Georgina Kyriakoudes: I believe we are entering an exciting era of remote and hybrid research models. Digital technologies, wearables, remote monitoring, and at-home testing are transforming what is possible. These technologies make research far more accessible and inclusive. They reduce barriers that have historically prevented many people from participating in studies. At the same time, they enable researchers to collect richer and more longitudinal data. This deeper understanding of health over time will play a major role in advancing personalized and preventative healthcare. The future of research will be more connected, more representative, and significantly more patient-centric.
TFS: If you could leave one lasting legacy through Aria Health, what impact would you hope the company has on patients, healthcare professionals, and the broader research community?
Georgina Kyriakoudes: I hope Aria helps create a future where participation in research becomes a normal and valued part of healthcare. Research should never feel distant, inaccessible, or reserved for a select few.

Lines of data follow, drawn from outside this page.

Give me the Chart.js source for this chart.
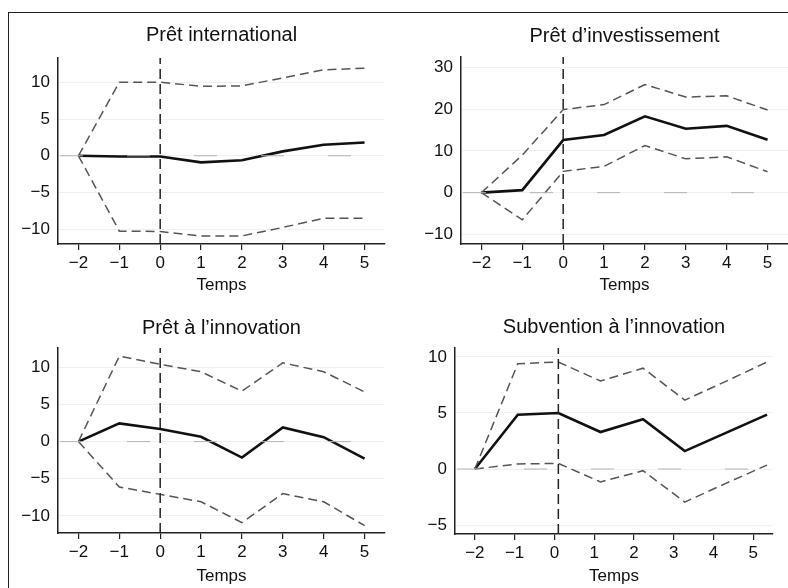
<!DOCTYPE html>
<html>
<head>
<meta charset="utf-8">
<script src="https://cdn.jsdelivr.net/npm/chart.js@4.4.0/dist/chart.umd.min.js"></script>
<style>
  body { margin: 0; width: 788px; height: 588px; background: #fff; overflow: hidden; position: relative; }
  #frame { position: absolute; left: 8px; top: 12px; width: 800px; height: 600px;
           border-left: 1.5px solid #222; border-top: 1.5px solid #222; }
  .panel { position: absolute; }
</style>
</head>
<body>
<div id="frame"></div>
<div class="panel" style="left:0;top:0"><canvas id="c1" width="394" height="300"></canvas></div>
<div class="panel" style="left:394px;top:0"><canvas id="c2" width="394" height="300"></canvas></div>
<div class="panel" style="left:0;top:300px"><canvas id="c3" width="394" height="288"></canvas></div>
<div class="panel" style="left:394px;top:300px"><canvas id="c4" width="394" height="288"></canvas></div>
<script>
// periods relative to the event
const periods = [-2, -1, 0, 1, 2, 3, 4, 5];
const xTicks = [-2, -1, 0, 1, 2, 3, 4, 5];

// Prêt international
const intlEst = [0, -0.1, -0.1, -0.9, -0.6, 0.6, 1.5, 1.8];
const intlHi  = [0, 10, 10, 9.45, 9.5, 10.6, 11.7, 11.9];
const intlLo  = [0, -10.25, -10.3, -10.9, -10.9, -9.75, -8.5, -8.5];

// Prêt d'investissement
const invEst = [0, 0.6, 12.6, 13.8, 18.3, 15.3, 16.0, 12.7];
const invHi  = [0, 9, 19.9, 21.1, 25.9, 22.9, 23.2, 19.8];
const invLo  = [0, -6.5, 5.1, 6.3, 11.3, 8.1, 8.6, 5.0];

// Prêt à l'innovation
const loanEst = [0, 2.45, 1.7, 0.65, -2.15, 1.9, 0.6, -2.3];
const loanHi  = [0, 11.5, 10.4, 9.4, 6.8, 10.6, 9.4, 6.7];
const loanLo  = [0, -6.1, -7.1, -8.1, -10.9, -7.0, -8.1, -11.3];

// Subvention à l'innovation (points drawn slightly shifted on the time axis)
const grantX   = [-2, -0.92, 0.1, 1.16, 2.23, 3.28, 4.3, 5.35];
const grantEst = [0, 4.85, 5.0, 3.3, 4.45, 1.6, 3.2, 4.85];
const grantHi  = [0, 9.4, 9.55, 7.85, 9.0, 6.15, 7.8, 9.55];
const grantLo  = [0, 0.45, 0.5, -1.15, -0.15, -2.95, -1.3, 0.35];

const FONT = "'Liberation Sans Narrow', 'Liberation Sans', Arial, sans-serif";

function pts(xs, ys) { return xs.map((x, i) => ({ x: x, y: ys[i] })); }

function makePanel(id, p) {
  const datasets = [
    { data: [{ x: -2.45, y: 0 }, { x: 5.5, y: 0 }], borderColor: '#b4b4b4', borderWidth: 1, borderDash: [23, 44] },
    { data: [{ x: p.eventX, y: p.yMin }, { x: p.eventX, y: p.yMax }], borderColor: '#222', borderWidth: 1.5, borderDash: [10, 5] },
    { data: pts(p.xs, p.hi), borderColor: '#555', borderWidth: 1.5, borderDash: [9, 5] },
    { data: pts(p.xs, p.lo), borderColor: '#555', borderWidth: 1.5, borderDash: [9, 5] },
    { data: pts(p.xs, p.est), borderColor: '#111', borderWidth: 2.6 }
  ];
  new Chart(document.getElementById(id), {
    type: 'line',
    data: { datasets: datasets },
    options: {
      responsive: false,
      animation: false,
      layout: { padding: { left: 0, right: p.padRight, top: 0, bottom: 0 } },
      elements: { point: { radius: 0 }, line: { tension: 0, fill: false } },
      plugins: {
        legend: { display: false },
        tooltip: { enabled: false },
        title: {
          display: true, text: p.title, fullSize: false, color: '#111',
          font: { family: FONT, size: 20, weight: 'normal', lineHeight: 1.2 },
          padding: { top: p.titleTop, bottom: p.titleBottom }
        }
      },
      scales: {
        x: {
          type: 'linear', min: -2.5, max: 5.5,
          afterBuildTicks: s => { s.ticks = xTicks.map(v => ({ value: v })); },
          afterFit: s => { s.height = p.xAxisH; },
          grid: { drawOnChartArea: false, drawTicks: true, tickLength: 6, color: '#222', lineWidth: 1.2 },
          border: { display: true, color: '#222', width: 1.5 },
          ticks: { color: '#111', padding: 3, font: { family: FONT, size: 17 }, callback: v => String(v).replace('-', '\u2212') },
          title: { display: true, text: 'Temps', color: '#111', font: { family: FONT, size: 17 }, padding: { top: 0, bottom: p.tempsPad } }
        },
        y: {
          type: 'linear', min: p.yMin, max: p.yMax,
          afterBuildTicks: s => { s.ticks = p.yTicks.map(v => ({ value: v })); },
          afterFit: s => { s.width = p.yAxisW; },
          grid: { drawTicks: false, color: '#f0f0f0', lineWidth: 1 },
          border: { display: true, color: '#222', width: 1.5 },
          ticks: { color: '#111', padding: 8, font: { family: FONT, size: 17 }, callback: v => String(v).replace('-', '\u2212') }
        }
      }
    }
  });
}

makePanel('c1', {
  title: 'Prêt international', xs: periods, est: intlEst, hi: intlHi, lo: intlLo,
  eventX: 0, yMin: -12, yMax: 13.3, yTicks: [-10, -5, 0, 5, 10],
  yAxisW: 58, padRight: 9, xAxisH: 56, titleTop: 23, titleBottom: 11, tempsPad: 4
});
makePanel('c2', {
  title: 'Prêt d\u2019investissement', xs: periods, est: invEst, hi: invHi, lo: invLo,
  eventX: 0, yMin: -12.3, yMax: 32.5, yTicks: [-10, 0, 10, 20, 30],
  yAxisW: 67, padRight: 0, xAxisH: 56, titleTop: 24, titleBottom: 9, tempsPad: 4
});
makePanel('c3', {
  title: 'Prêt à l\u2019innovation', xs: periods, est: loanEst, hi: loanHi, lo: loanLo,
  eventX: 0, yMin: -12.3, yMax: 12.6, yTicks: [-10, -5, 0, 5, 10],
  yAxisW: 58, padRight: 9, xAxisH: 55, titleTop: 16, titleBottom: 8, tempsPad: 1
});
makePanel('c4', {
  title: 'Subvention à l\u2019innovation', xs: grantX, est: grantEst, hi: grantHi, lo: grantLo,
  eventX: 0.1, yMin: -5.8, yMax: 10.8, yTicks: [-5, 0, 5, 10],
  yAxisW: 61, padRight: 15, xAxisH: 54, titleTop: 15, titleBottom: 9, tempsPad: 1
});
</script>
</body>
</html>
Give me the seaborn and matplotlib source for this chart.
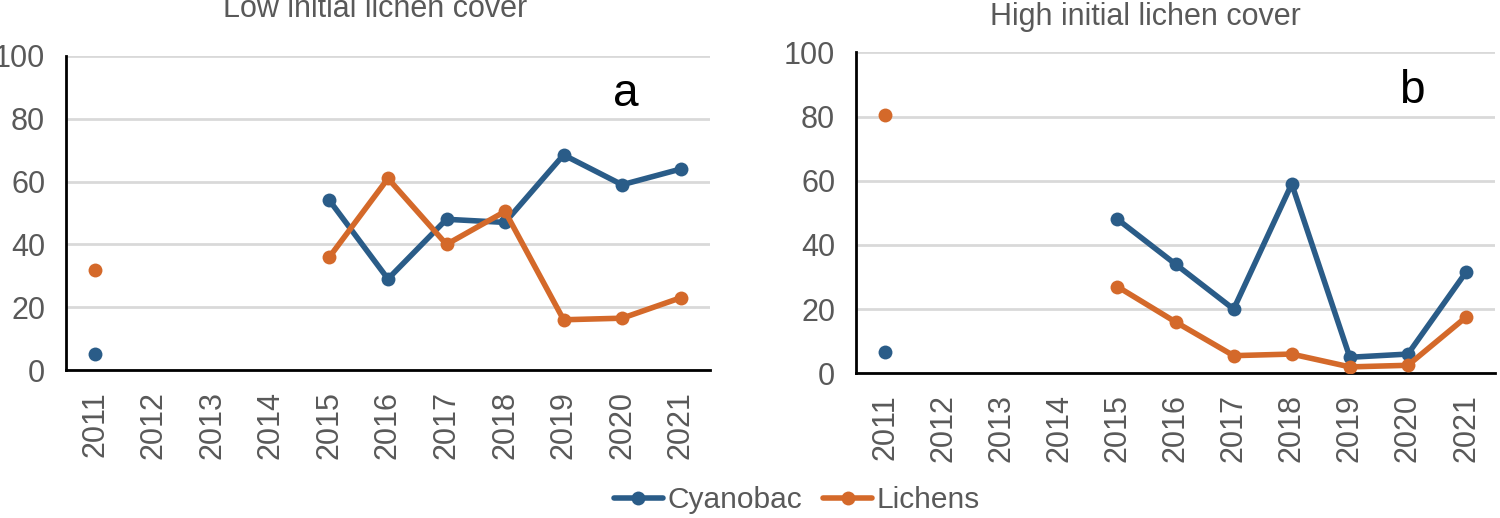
import numpy as np
import pandas as pd
import matplotlib
matplotlib.use('Agg')
import matplotlib.pyplot as plt
from matplotlib.lines import Line2D
import seaborn as sns

years = [2011, 2012, 2013, 2014, 2015, 2016, 2017, 2018, 2019, 2020, 2021]
nan = np.nan

low_cyano = [5, nan, nan, nan, 54, 29, 48, 47, 68.5, 59, 64]
low_lichens = [32, nan, nan, nan, 36, 61, 40, 50.5, 16, 16.5, 23]
high_cyano = [6.5, nan, nan, nan, 48, 34, 20, 59, 5, 6, 31.5]
high_lichens = [80.5, nan, nan, nan, 27, 16, 5.5, 6, 2, 2.5, 17.5]

series_names = ['Cyanobac', 'Lichens']
panel_titles = ['Low initial lichen cover', 'High initial lichen cover']
panel_letters = ['a', 'b']
y_ticks = [0, 20, 40, 60, 80, 100]

colors = {'Cyanobac': '#2A5C88', 'Lichens': '#D4692A'}


def make_frame(cyano, lichens):
    rows = []
    for name, vals in zip(series_names, [cyano, lichens]):
        for yr, v in zip(years, vals):
            if np.isnan(v):
                continue
            # separate the 2011 survey from the later run so they don't connect
            rows.append({'year': yr, 'value': v, 'taxon': name,
                         'segment': 0 if yr < 2013 else 1})
    return pd.DataFrame(rows)


frames = [make_frame(low_cyano, low_lichens), make_frame(high_cyano, high_lichens)]

sns.set_theme(style='white')
plt.rcParams['font.family'] = ['Liberation Sans', 'DejaVu Sans']

fig = plt.figure(figsize=(15, 5.18), dpi=100)
positions = [
    [0.044, 0.2857, 0.4293, 0.6062],
    [0.5707, 0.2793, 0.426, 0.6197],
]

for i, (df, pos) in enumerate(zip(frames, positions)):
    ax = fig.add_axes(pos)
    sns.lineplot(
        data=df,
        x='year',
        y='value',
        hue='taxon',
        hue_order=series_names,
        palette=colors,
        units='segment',
        estimator=None,
        marker='o',
        markersize=10,
        markeredgewidth=0,
        linewidth=4,
        ax=ax,
        legend=False,
        zorder=3,
    )
    ax.set_xlim(2010.5, 2021.5)
    ax.set_ylim(0, 100)
    ax.set_xticks(years)
    ax.set_xticklabels([str(y) for y in years], rotation=90)
    ax.set_yticks(y_ticks)
    ax.set_xlabel('')
    ax.set_ylabel('')
    ax.yaxis.grid(True, color='#D9D9D9', linewidth=2)
    ax.xaxis.grid(False)
    ax.set_axisbelow(True)
    for side in ['top', 'right']:
        ax.spines[side].set_visible(False)
    for side in ['left', 'bottom']:
        ax.spines[side].set_color('black')
        ax.spines[side].set_linewidth(2)
    ax.tick_params(axis='both', length=0, labelsize=22, labelcolor='#595959')
    ax.tick_params(axis='x', pad=15)
    ax.tick_params(axis='y', pad=15)
    ax.text(0.87, 0.88, panel_letters[i], transform=ax.transAxes,
            fontsize=33, color='black', ha='center', va='center')

fig.text(375 / 1500, 1 - 9 / 518, panel_titles[0], ha='center', va='center',
         fontsize=22, color='#595959')
fig.text(1145 / 1500, 1 - 17 / 518, panel_titles[1], ha='center', va='center',
         fontsize=22, color='#595959')

handles = [Line2D([0], [0], color=colors[n], linewidth=4, marker='o',
                  markersize=10, markeredgewidth=0) for n in series_names]
fig.legend(handles, series_names, loc='center', bbox_to_anchor=(797 / 1500, 1 - 500 / 518),
           ncol=2, frameon=False, fontsize=21.5, handlelength=1.65,
           handletextpad=0.15, columnspacing=0.7, labelcolor='#595959')

fig.savefig('out.png', dpi=100)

For patients, I hope we create a world where people have a voice and play an active role in shaping the future of medicine.
For researchers and healthcare professionals, I hope we provide richer insights and stronger engagement with the communities they serve.
Ultimately, I would like Aria’s legacy to be transforming research from something that is done to patients into something that is done with them. If we can make research more human, more inclusive, and more connected to everyday life, then I believe we will have achieved something truly meaningful.
TFS: Georgina, your story is a powerful reminder that some of the most meaningful innovations emerge from deeply personal experiences. Thank you for sharing your entrepreneurial journey and your vision for a more patient-centered future.
Georgina Kyriakoudes: Thank you. It has been a pleasure. I truly believe the future of healthcare depends on bringing patients closer to the research process and ensuring their voices are heard. If Aria Health can help make that happen, then we will have made a meaningful contribution to healthcare.
TFS: We look forward to watching the next chapter of the Aria Health story unfold. Thank you once again for your time.
Georgina Kyriakoudes: Thank you. It has been wonderful speaking with you.